0
  1. “I am sending you an audio which IS new to you.” Or “I am sending you an audio which IT´S new to you”

  2. “The first option IS the correct one” - or “The first option IT´S the correct one.”

  3. This war IT is going to be a very long war! OR This war is going to be a very long war!

4

The problem lies in comparing English with Spanish, or with any other language.

Some learners have the tendency to believe that their native language sets the rules and is the only one with some logic, and that all other languages are illogical because they don't follow the rules they take as the norm.

In answer to your question, if the noun or a relative pronoun referring to the noun are present, it is ungrammatical to include "it" after them. The fact that "it" has no translation in Spanish does not make it invisible. Then, the correct sentences are:

  • I am sending you an audio which is new to you. ("which" already refers to the noun "audio")

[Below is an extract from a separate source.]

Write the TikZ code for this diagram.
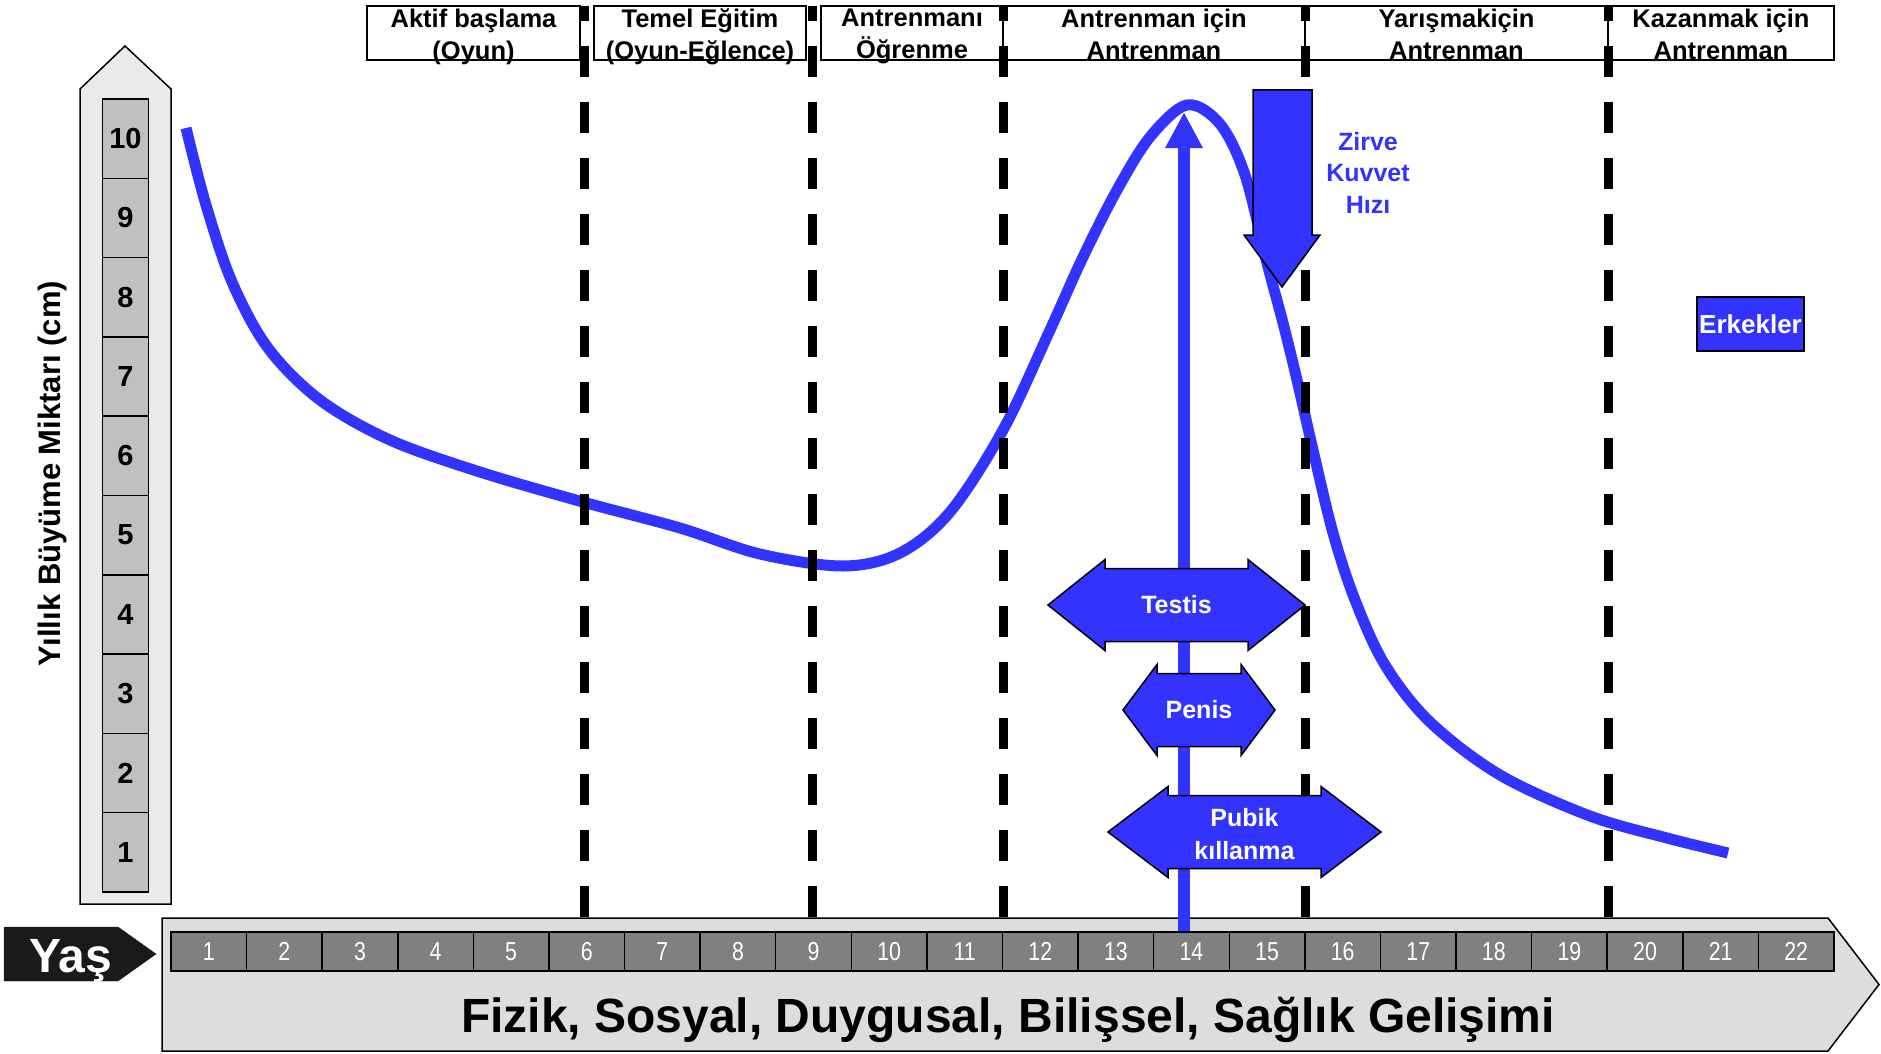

  • The first option is the correct one. (The noun "option" is there, so using "it” after it is ungrammatical. However, if you refer to that option again, you can use "it": "The first option is the correct one. In fact, it's the only one that can work in this case.")

  • This war is going to be a very long war (OR "a very long one," to avoid repeating "war"). Now, if reference needs to be made to the same war again, then you can use "it": "This war is going to be a very long one. It can last for years."

2

English word order is Subject - Verb - Object.

Subjects and objects can be nouns.

It is a pronoun - a pronoun takes the place of a noun. If the noun is there, you don't need it and it should not be there.

The first option IS the correct one

The subject in this sentence is "the first option", so you don't use it.

If we mentioned "the first option" before, we can use it in a second sentence to avoid repeating "the first option" over and over:

I looked into the first option. It is the correct one. (It = "the first option")


You can use a technique called an "appositive phrase" I think as a form of emphasis or making sure someone knows what you are talking about. A comma is needed to make it clear.

The first option, it is the correct one.

In real speech, the speaker would place emphasis on the word it, because the reason she would say this is to make sure you understand he/she means "the first option" instead of something else.


Which is a relative pronoun, so it functions as a "connector" between clauses and a pronoun in the sense above.

I am sending you an audio which IS new to you.

Which already refers to "audio" as well as links "I am sending you an audio" and "[it] is new to you" so specifying it is redundant and doesn't work.

  • The emphatic construction you are talking about in the second section of you answer can be called "left dislocation". It's not rare, but I also don't think it is extremely common in English. It is also used more in speech than in writing. – sumelic Feb 14 '17 at 1:55
1

It is not compulsory to use IT while referring to something. The correct choices would be:

  1. I am sending you an audio which IS new to you.
  2. The first option IS the correct one
  3. This war is going to be a very long war!

If you want to use IT, the the first sentence can be modified as follows:

I am sending you an audio. IT is new to you.

Use IS or WAS along with IT for present or past tense, respectively. Do not use IT without a verb. Additionally, you can use IT'S instead of IT IS.

  • To be clear (because many native speakers also make this mistake) it's means "it is" while its (without the apostrophe) is the possessive. its-not-its.info – Andrew Feb 13 '17 at 17:11
  • Thanks @Andrew for the link to the webpage. Helped me correct some misconceptions. – Nikhil Mehta Feb 13 '17 at 18:00
0

I am sending you an audio which IS new to you.

This is correct.

I am sending you an audio which IT´S new to you.

This is incorrect. This is easier to see if we simplify the contraction:

I am sending you an audio which IT IS new to you.

The word it represents the subject, and we do not repeat the subject in a simple sentence. However, if you joined two sentences, you would need it:

I am sending you an audio; it is new to you.

This is correct, as two complete sentences (each with a subject and a verb) are joined with a semicolon.